The NJ Supreme Court recently considered whether New Jersey judges could be forced to contribute more money towards their pension and health care coverage. The case invokes New Jersey constitutional law because the state’s constitution contains a previously untested and relatively unknown provision that prevents judges’ salaries from being decreased during their term.
Under Article VI of the New Jersey Constitution, “The Justices of the Supreme Court and the Judges of the Superior Court shall receive for their services such salaries as may be provided by law, which shall not be diminished during the term of their appointment.” The provision was intended to preserve the autonomy of judges and eliminate threats to reduce their salaries from lawmakers who opposed their decisions.
The pension reform law in question, the 2011 Pension and Health Care Benefit Act, would increase pension contributions and health care premiums for all state employees in an effort to bolster the state’s depleted pension system. In the past, the Legislature concurrently increased judges’ salaries to compensate for the additional deductions. This was not the case in 2011, prompting the instant New Jersey lawsuit brought by Superior Court Judge Paul DePascale.
DePascale argues that the increased contributions constitute a reduction in salary, which violates the state constitution. As reported by the New Jersey Law Journal, he claims that the deductions will “increase steadily and dramatically” during the next seven years, starting with an increase from $3,287 to $5,408 in 2011 for pension alone. By 2017, his pension deduction will grow to $18,137, he said.

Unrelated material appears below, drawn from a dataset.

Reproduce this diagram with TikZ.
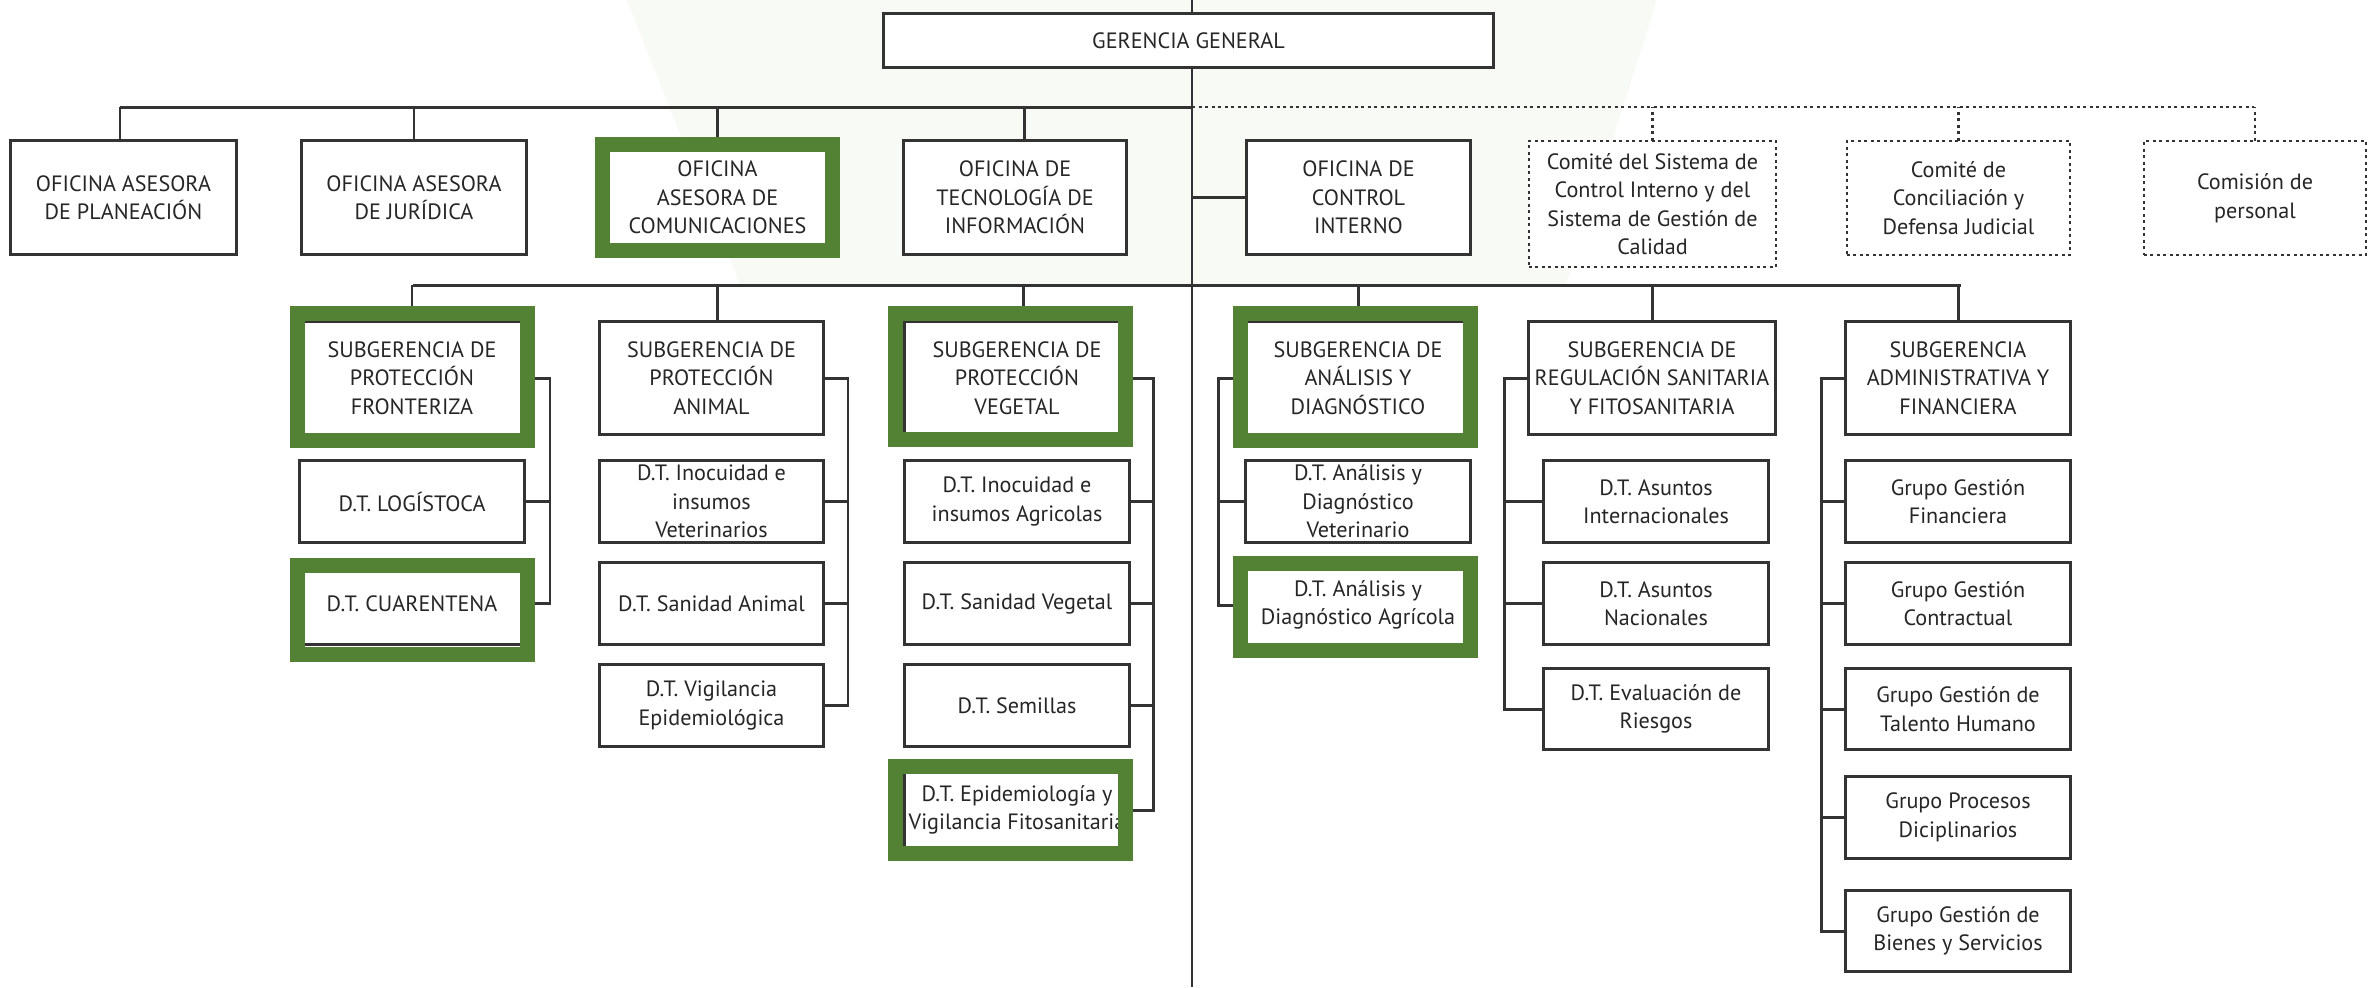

Meanwhile, the State argues that pensions and health care are not considered “salary,” but rather “compensation.” As such, they can be increased without running afoul of the state Constitution. Attorneys for the State further maintain that the increased pension contributions do not offend the rationale behind the constitutional ban on altering judges’ salary—judicial independence—because the judges will ultimately recoup the funds when they draw from their pensions.
It is still unclear where the New Jersey Supreme Court will come down on this issue. If the law is deemed unconstitutional, Gov. Christie has called for a constitutional amendment to be placed on the November 2012 ballot. However, with Democrats in control of the legislature, that appears unlikely.